BRISTOL — Local teenagers are taking risky business into their own hands, aiming to rein in teen substance abuse and other hazardous behaviors.
After the Vermont Department of Health earlier this month released the results of this year’s Youth Risk Behavior Survey (YRBS) — a biennial look at everything from teen sex to bullying — a taskforce of Mount Abraham Union middle and high school students spent a day analyzing the Bristol school’s results.
With funding from the Vermont Department of Education, a six-student planning committee, which is part of the Vermont Teen Leadership Safety Program, organized the retreat at Middlebury’s Courtyard by Marriot.
The group — consisting of 26 students in grades 8-12 — identified Mount Abe’s strengths and weaknesses surrounding risky behavior and created an action plan for dealing with issues it unearthed.
“We had the kids that were there (at the retreat) identify the most important problems to them. So I think it’s good that now we’re going to be addressing what matters to the students,” said Turner Brett, a sophomore member of the planning committee.
More than any substance, depression or sex-related issue, what bothered those in the taskforce most about the results was that 46 percent of the 433 high school students who took the survey felt their teachers don’t “really care” about them or give them “a lot of encouragement.” For the 225 middle school students who took the survey, 45 percent felt the same way.
“That means almost half of our students think they don’t have good relations with their teachers, which is a pretty big problem,” said Brett.
The students said they felt this sentiment likely stems from issues with “advisory,” or what in some schools is called homeroom.
“For every kid there should be at least one teacher who you can go talk to about personal things, even if it’s not in school, and I think advisory (is aimed at providing) that one teacher,” said Sawyer Kamman, a Mount Abe sophomore.
Brett pointed out that many students feel their advisors aren’t doing much advising.

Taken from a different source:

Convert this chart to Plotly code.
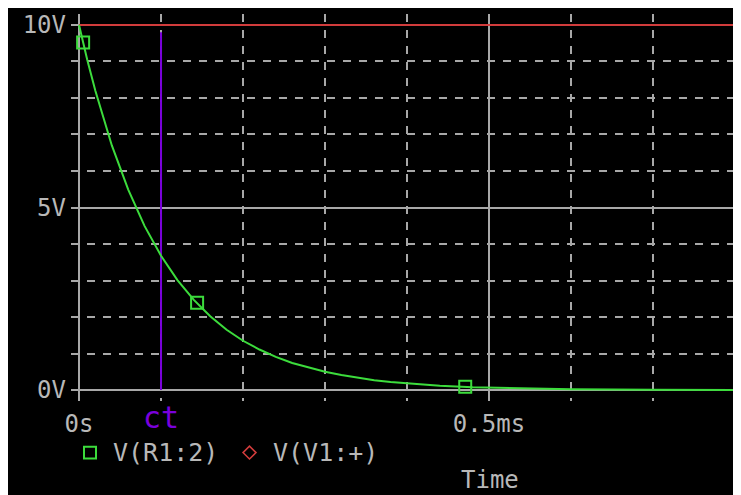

“I know a lot of advisors are really unengaged with their kids. And we feel like that gets you thinking that most people just don’t care about you because that’s the number-one teacher who’s supposed to be there to care about you,” said Brett. “If they don’t (engage the student), the kid just feels like teachers aren’t making an effort to carry out their responsibility and care for you, and that can give all teachers a bad rep.”
Another factor that might influence this sentiment is grades.
“Students and teachers are both too concerned about grades,” said junior Haley Krampetz.
Kamman explained the problem doesn’t lie with teachers alone, also with some students who are not taking responsibility for their actions.
“I see it all the time. If a kid gets a D on a quiz, their first thought is, ‘The teacher graded me harshly. That’s not my fault,’” he said. “It’s not the teacher’s fault they didn’t study. The teacher graded the quiz as it is and the kid just automatically assumes they did everything right and the teacher’s wrong. So kids need to … just realize that’s not the teacher’s fault, it’s theirs.”
The students brainstormed ideas to improve student-teacher relations, like having more time together and emphasizing the advisor-advisee connection.
STRENGTHS AND WEAKNESSES
The students prioritized Mount Abe’s strengths and weaknesses surrounding risky behavior.
Two major weaknesses the students identified were:
• 5 percent of ninth- and 10th-graders have had sexual intercourse with four or more people.
• The percentage of students who have ridden in a car with a driver under the influence of marijuana increases across grades, from 13 percent of freshman to 23 percent of seniors, with a spike of 28 percent of juniors.
The students feel that one of the chief reasons ninth- and 10th-graders are having sexual intercourse is because the school doesn’t spend enough time on sex education in middle school.
“We were talking about changing the eighth-grade curriculum because they take one day to talk about sexual activity and we feel that’s not enough. They need to elaborate on it more,” said junior Amanda Vincent.
To discourage students from riding with drivers under the influence of marijuana, the planning committee thought a guest speaker or a campaign with clear signage about associated risks might help.
The study also showed the school has made a lot of progress in many areas. Students identified two of the school’s strengths:
• The number of students who have tried cigarettes has decreased steadily, from 56 percent in 1999 to 21 percent in 2011.
• The percentage of students who have driven after smoking marijuana in the past 30 days has dropped steadily from 15 percent in 1999 to 9 percent this year.
A DIVERSE SOLUTION
To assess the risk survey, the planning committee put together a group of students from various backgrounds.
“Our goal was to have a diverse group of students attend, and I think we accomplished that really well,” said Krampetz. “We had a bunch of people from all over the high school spectrum: from different social groups and varying grades.”
The range in views strengthened the group, explained members the planning committee, who were struck by how drastically the students’ views could vary and how well the group worked together.
“I thought that it was interesting … how some of the strengths and weaknesses seemed more important to me, but not the entire group … (Students’) priorities were different,” said Vincent. “We accomplished a lot with a very diverse group of kids.”
Moving ahead, the committee plans to engage the entire student body to consider the issues raised in the risk survey and organize a public discussion with the community about the survey’s results and the students’ findings. These preparations will begin this Tuesday, when the planning committee gets together for its weekly meeting.